En Nicaragua, una dictadura ensimismada espía a sus ciudadanos y persigue, destierra, encarcela y priva de la nacionalidad a cualquiera que haga la más mínima crítica. En Guatemala, un grupo de poder, apoyado en las decisiones arbitrarias de la fiscal general, trata de impedir el acceso a la presidencia de la República al ganador de las elecciones, Bernardo Arévalo. Ese modo de proceder golpista ha levantado la justa cólera de la mayoría de  guatemaltecos, sumados en protestas pacíficas por todo el país. Si El Salvador fuera respetuoso de los derechos humanos y del Estado de derecho, tendría magníficas oportunidades de mediar y de impulsar una Centroamérica pacífica. Pero el Estado salvadoreño ha despreciado sus propias posibilidades negándose a construir una ley de justicia transicional que enjuicie adecuadamente los crímenes del pasado y busque la reconciliación. El afán propagandístico de confundir el trabajo policial y judicial con una guerra, y el discurso que justifica o niega fallos hacen que nuestro país se desprestigie y pierda oportunidades.

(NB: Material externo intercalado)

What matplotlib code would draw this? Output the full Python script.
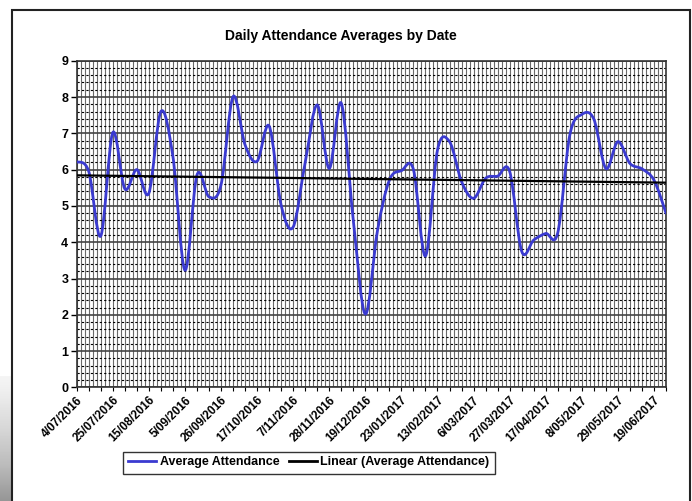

La paz es un derecho de los pueblos; la guerra de agresión constituye siempre un crimen grave. Los principios de proporcionalidad de respuesta a un agravio y de que incluso la guerra defensiva busque la paz justa en vez de la venganza o de la destrucción absoluta del enemigo imponen barreras a la barbarie. San Agustín de Hipona, el primer pensador en hablar de las posibilidades de una guerra justa, insistía en que “nadie con la paz busca la guerra”. Encaminar la política internacional salvadoreña de tal manera que nuestro país se convierta en un agente de paz será un ideal, pero está mucho más de acuerdo con nuestra historia y con la tradición de hombres y mujeres buenos de nuestro pueblo que el narcisimo oportunista dedicado a presumir de guerras y de falsos principios democráticos.